I'm rather of two minds about whether one should continuously be trying to improve... If you're strenuously trying to improve a lot of the time... it's easy to lose sight of what you're doing because you're so focused... The effort to improve gets abstracted and doesn't really produce results, I think...
For an example of self-improvement that has become completely lost and deluded... I honestly think of the XIII personality change experiments he brought up originally. Obsession levels of energy were being driven into that game of self-modification and improvement... But it seemed doubtful anything was changing - at a guess, I'd say the whole-process was merely making him more self-fascinated, with no real change at all...

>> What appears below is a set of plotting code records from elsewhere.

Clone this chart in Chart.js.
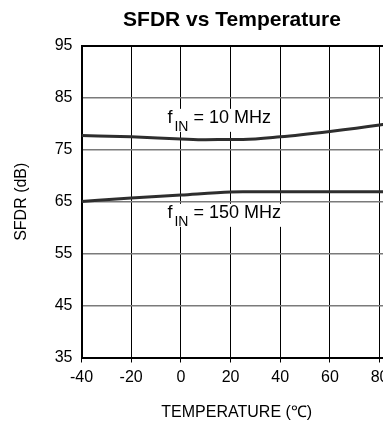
<!DOCTYPE html>
<html>
<head>
<meta charset="utf-8">
<script src="https://cdn.jsdelivr.net/npm/chart.js@4/dist/chart.umd.min.js"></script>
<style>
  html, body { margin: 0; padding: 0; background: #fff; overflow: hidden; width: 383px; height: 422px; }
  canvas { display: block; }
</style>
</head>
<body>
<canvas id="c" width="464" height="422"></canvas>
<script>
// ---- data ----
const temps10 = [-40, -20, 0, 10, 20, 25, 40, 60, 80, 82];
const sfdr10  = [77.75, 77.5, 77.1, 76.95, 77.0, 77.0, 77.5, 78.55, 79.8, 79.95];
const temps150 = [-40, -20, 0, 20, 25, 40, 60, 80, 82];
const sfdr150  = [65.05, 65.7, 66.3, 66.9, 66.95, 66.95, 66.95, 66.95, 66.95];
const xTicks = [-40, -20, 0, 20, 40, 60, 80];
const yTicks = [35, 45, 55, 65, 75, 85, 95];
const labelTexts = [
  { main: 'f', sub: 'IN', rest: ' = 10 MHz', x: -5.4, y: 80.2 },
  { main: 'f', sub: 'IN', rest: ' = 150 MHz', x: -5.4, y: 61.9 }
];
const titleText = 'SFDR vs Temperature';
const xTitle = 'TEMPERATURE (\u2103)';
const yTitle = 'SFDR (dB)';

const FONT = '"Liberation Sans", Arial, Helvetica, sans-serif';

const toXY = (xs, ys) => xs.map((x, i) => ({ x: x, y: ys[i] }));

const labelPlugin = {
  id: 'curveLabels',
  afterDraw(chart) {
    const ctx = chart.ctx;
    const xs = chart.scales.x, ys = chart.scales.y;
    ctx.save();
    labelTexts.forEach(l => {
      const px = xs.getPixelForValue(l.x);
      const py = ys.getPixelForValue(l.y);
      ctx.font = '18px ' + FONT;
      const wf = ctx.measureText(l.main).width;
      const wr = ctx.measureText(l.rest).width;
      ctx.font = '14px ' + FONT;
      const ws = ctx.measureText(l.sub).width;
      const total = wf + 2 + ws + wr;
      ctx.fillStyle = '#fff';
      ctx.fillRect(px - 1, py - 14, total + 2, 23);
      ctx.fillStyle = '#000';
      ctx.textBaseline = 'alphabetic';
      ctx.textAlign = 'left';
      ctx.font = '18px ' + FONT;
      ctx.fillText(l.main, px, py);
      ctx.font = '14px ' + FONT;
      ctx.fillText(l.sub, px + wf + 2, py + 8);
      ctx.font = '18px ' + FONT;
      ctx.fillText(l.rest, px + wf + 2 + ws, py);
    });
    ctx.restore();
  }
};

new Chart(document.getElementById('c'), {
  type: 'scatter',
  data: {
    datasets: [
      { label: '10 MHz', data: toXY(temps10, sfdr10), showLine: true,
        borderColor: '#2e2e2e', borderWidth: 3, pointRadius: 0, cubicInterpolationMode: 'monotone' },
      { label: '150 MHz', data: toXY(temps150, sfdr150), showLine: true,
        borderColor: '#2e2e2e', borderWidth: 3, pointRadius: 0, cubicInterpolationMode: 'monotone' }
    ]
  },
  options: {
    responsive: false,
    animation: false,
    devicePixelRatio: 1,
    layout: { padding: 0 },
    plugins: {
      legend: { display: false },
      tooltip: { enabled: false },
      title: {
        display: true, text: titleText, color: '#000',
        font: { family: FONT, size: 21, weight: 'bold' },
        padding: { top: 8, bottom: 12.8 }
      }
    },
    scales: {
      x: {
        type: 'linear', min: -40, max: 85,
        afterBuildTicks: s => { s.ticks = xTicks.map(v => ({ value: v })); },
        afterFit: s => { s.height = 64.5; },
        border: { display: true, color: '#000', width: 2 },
        grid: { color: '#000', lineWidth: 1, drawTicks: true, tickLength: 5, tickColor: '#000', tickWidth: 1 },
        ticks: { color: '#000', font: { family: FONT, size: 16 }, padding: 5, maxRotation: 0 },
        title: { display: true, text: xTitle, color: '#000', font: { family: FONT, size: 16 }, padding: { top: 3, bottom: 0 } }
      },
      y: {
        type: 'linear', position: 'left', min: 35, max: 95,
        afterBuildTicks: s => { s.ticks = yTicks.map(v => ({ value: v })); },
        afterFit: s => { s.width = 81.5; },
        border: { display: true, color: '#000', width: 2 },
        grid: {
          drawTicks: false,
          color: c => (c.tick && c.tick.value === 95) ? '#000' : '#7a7a7a',
          lineWidth: c => (c.tick && c.tick.value === 95) ? 2 : 1.5
        },
        ticks: { color: '#000', font: { family: FONT, size: 16 }, padding: 9 },
        title: { display: true, text: yTitle, color: '#000', font: { family: FONT, size: 16 }, padding: { top: 12, bottom: 0 } }
      },
      yRight: {
        type: 'linear', position: 'right', min: 35, max: 95,
        afterFit: s => { s.width = 72; },
        border: { display: false },
        grid: { display: false, drawTicks: false },
        ticks: { display: false }
      }
    }
  },
  plugins: [labelPlugin]
});
</script>
</body>
</html>
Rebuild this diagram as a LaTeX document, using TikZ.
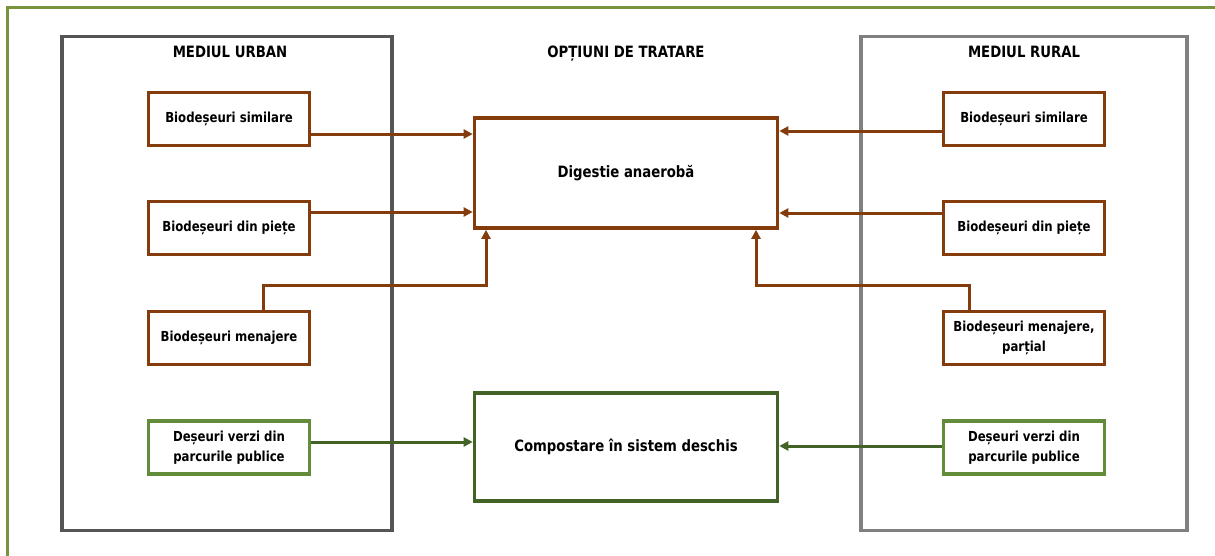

Do we grow out, or do we grow in? Do we become different - or become more thoroughly ourselves as we clear out fears and misperceptions?
I don't really believe in an answer to these questions, but I get the feeling most of our paths move in a spiral. We'd like to think we're changing, but the path we cut only changes slightly each time... We'd prefer to move from A to B, but by the time we reach point B, we've traveled far enough to reach point Y...
So, should you try to be better than you are? I don't know that the trying really helps all that much... It seems like you move through the spirals a whole lot faster, but you cut the difference more narrowly... I remember a period where I tried and tried to act differently than I did with miniscule results... but in the end, I just grew completely sick of the effort... It felt like I was frantically moving nowhere.
Although, I'm fairly certain that gaining perspective allows greater changes... Sometimes it seems like the only thing that does help you grow.
But if someone does say, "Arright - that's it. I'm as good as I'll ever be. I've made it." I can't but help to say they're probably thoroughly misguided. Or self-centered or whatever. ..."The quintessence of what can be disappointing about an SJ individual."